Meme’ menasihatkan makna lantunan tembang yang baru saja dirampungkannya. Semua makhluk yang tinggi dan rendah, yang tidak kasat mata terutama, diundang di hari itu. Mereka disambut dengan senyum dan suka cita, diberitahu apa yang terjadi. Tembang itu, kata beliau, adalah undangan untuk memanggil makhluk yang tidak kelihatan untuk diajak bertukar cerita dan bercengkrama. Kepada mereka kami memohon izin untuk menggunakan tempat itu sebagai tempat tinggal dan kepada mereka yang telah menempati lahan itu jauh sebelumnya, dimohon mengerti. Intinya adalah harmoni bahwa mereka diberi kebebasan untuk memilih.
Mereka, makhluk tak kasat mata itu, tidak diusir, tidak juga disakiti apalagi dibunuh. Mereka dijadikan teman dan dipersilakan memilih tempat-tempat yang mereka sukai. Satu hal penting yang dimohonkan dan disetujui adalah kesepakatan untuk tidak saling mengganggu. Maka, seperti yang dilantungkan dalam tembang itu, semua makhluk bukan manusia itu bebas pergi dan bebas untuk tinggal menjadi sahabat yang tidak menganggu. Sebagian lagi mungkin berteman dengan Ratu Ngurah, penjaga setia yang pelinggihnya ada di dekat pintu depan rumah. Sebagian dari mereka mungkin akan menjadi penyambut tamu di bawah kepemimpinan Ratu Ngurah.
Aku hanya bisa tersenyum menyimak semua itu.

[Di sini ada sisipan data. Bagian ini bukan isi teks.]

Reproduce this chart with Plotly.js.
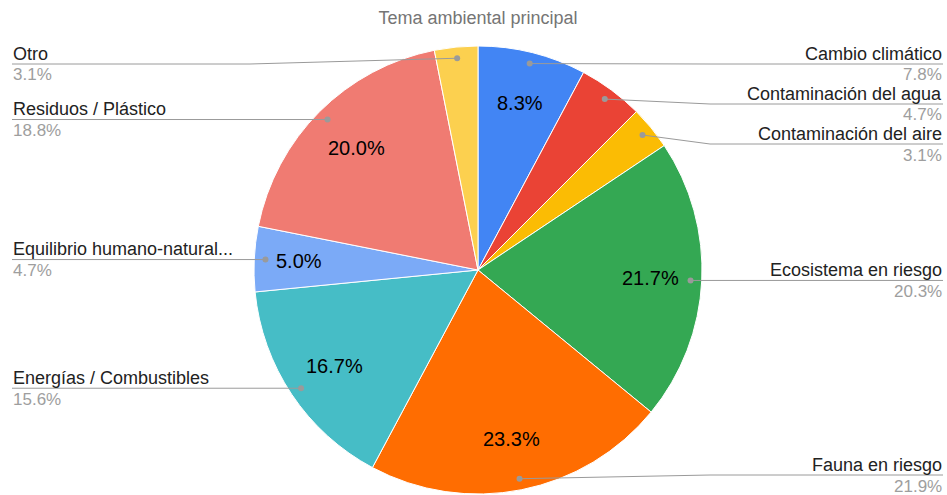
<!DOCTYPE html>
<html>
<head>
<meta charset="utf-8">
<script src="https://cdn.plot.ly/plotly-3.0.1.min.js"></script>
<style>html,body{margin:0;padding:0;background:#fff;}#chart{width:947px;height:495px;}</style>
</head>
<body>
<div id="chart"></div>
<script>
// ---- data ----
const chartTitle = 'Tema ambiental principal';
const categories = ['Cambio climático', 'Contaminación del agua', 'Contaminación del aire',
  'Ecosistema en riesgo', 'Fauna en riesgo', 'Energías / Combustibles',
  'Equilibrio humano-natural...', 'Residuos / Plástico', 'Otro'];
const counts = [5, 3, 2, 13, 14, 10, 3, 12, 2];
const insideLabels = ['8.3%', '', '', '21.7%', '23.3%', '16.7%', '5.0%', '20.0%', ''];
const outsideLabels = ['7.8%', '4.7%', '3.1%', '20.3%', '21.9%', '15.6%', '4.7%', '18.8%', '3.1%'];
const colors = ['#4285F4', '#EA4335', '#FBBC04', '#34A853', '#FF6D01', '#46BDC6', '#7BAAF7', '#F07B72', '#FCD04F'];

// ---- layout geometry ----
const W = 947, H = 495;
const cx = 478, cy = 270, R = 224;
const FONT = 'Liberation Sans, Arial, sans-serif';
const px = x => x / W;
const py = y => 1 - y / H;

const total = counts.reduce((a, b) => a + b, 0);
let cum = 0;
const slices = counts.map((v, i) => {
  const mid = (cum + v / 2) / total * 2 * Math.PI;
  cum += v;
  return {i, frac: v / total, mid};
});
const pt = (ang, r) => [cx + r * Math.sin(ang), cy - r * Math.cos(ang)];

const shapes = [];
const annotations = [];

// outside labels with leader lines
['right', 'left'].forEach(side => {
  const list = slices.filter(s => (Math.sin(s.mid) >= 0) === (side === 'right'))
    .map(s => { const p = pt(s.mid, R * 0.95); return {...s, dx: p[0], dy: p[1]}; })
    .sort((a, b) => a.dy - b.dy);
  let prev = -1e9;
  list.forEach(s => {
    let ly = Math.max(s.dy, prev + 40);
    ly = Math.min(Math.max(ly, 64), 475);
    prev = ly;
    const elbow = side === 'right' ? cx + R + 8 : cx - R - 4;
    const edge = side === 'right' ? 943 : 12;
    shapes.push({type: 'path', xref: 'paper', yref: 'paper',
      path: `M ${px(s.dx)} ${py(s.dy)} L ${px(elbow)} ${py(ly)} L ${px(edge)} ${py(ly)}`,
      line: {color: '#9a9a9a', width: 1}});
    shapes.push({type: 'circle', xref: 'paper', yref: 'paper',
      x0: px(s.dx - 3), x1: px(s.dx + 3), y0: py(s.dy + 3), y1: py(s.dy - 3),
      fillcolor: '#9a9a9a', line: {width: 0}});
    const xa = side === 'right' ? 'right' : 'left';
    const ax = side === 'right' ? px(943) : px(12);
    annotations.push({xref: 'paper', yref: 'paper', x: ax, y: py(ly - 10.5), xanchor: xa, yanchor: 'middle',
      text: categories[s.i], showarrow: false, borderpad: 0, font: {family: FONT, size: 18, color: '#222222'}});
    annotations.push({xref: 'paper', yref: 'paper', x: ax, y: py(ly + 11), xanchor: xa, yanchor: 'middle',
      text: outsideLabels[s.i], showarrow: false, borderpad: 0, font: {family: FONT, size: 17, color: '#9e9e9e'}});
  });
});

// inside labels
slices.forEach(s => {
  if (!insideLabels[s.i]) return;
  const r = s.frac < 0.06 ? R * 0.8 : R * 0.77;
  const p = pt(s.mid, r);
  annotations.push({xref: 'paper', yref: 'paper', x: px(p[0]), y: py(p[1]), xanchor: 'center', yanchor: 'middle',
    text: insideLabels[s.i], showarrow: false, font: {family: FONT, size: 20, color: '#000000'}});
});

const trace = {
  type: 'pie',
  labels: categories,
  values: counts,
  sort: false,
  direction: 'clockwise',
  rotation: 0,
  textinfo: 'none',
  hoverinfo: 'none',
  marker: {colors: colors, line: {color: '#ffffff', width: 1}},
  domain: {x: [px(cx - R), px(cx + R)], y: [py(cy + R), py(cy - R)]},
  showlegend: false
};

const layout = {
  width: W, height: H,
  margin: {l: 0, r: 0, t: 0, b: 0},
  paper_bgcolor: '#ffffff',
  title: {text: chartTitle, font: {family: FONT, size: 18, color: '#757575'},
    x: px(478), xanchor: 'center', y: 1 - 18 / H, yanchor: 'middle', yref: 'container'},
  shapes: shapes,
  annotations: annotations,
  showlegend: false
};

Plotly.newPlot('chart', [trace], layout, {displayModeBar: false, staticPlot: true});
</script>
</body>
</html>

Cerita yang belum pernah aku dengar, lagu yang menyentuh serta mantra-mantra yang memantik penyerahan diri adalah paduan ganjil yang sempurna menjadi pelajaran. Selanjutnya aku terpejam melantunkan Tri Sandya, khusu’ dalam sujud syukur yang dalam. Melaspas, sejatinya adalah pertemuan kerabat manusia yang bergembira dan bersyukur atau keberhasilan kecil atau besar. Pertemuan yang sejatinya tidak boleh berhenti. Meskipun Hyang Widhi tak berharap puja puji dan wibawanya tak akan hilang karena ketidakhadiran semua ritual, kami, kaum manusia, tetap memerlukannya. Pikiran dan jangkauan spiritual kami yang terbatas tetap mengandalkan ritual untuk berinteraksi dengan Sang Keberadaan. Melaspas akan selalu menjadi alasan untuk bertemu dan bersenda gurau lagi tidak saja dengan Hyang Widhi tetapi juga, yang sangat penting, dengan sesama kerabat manusia dan bukan manusia.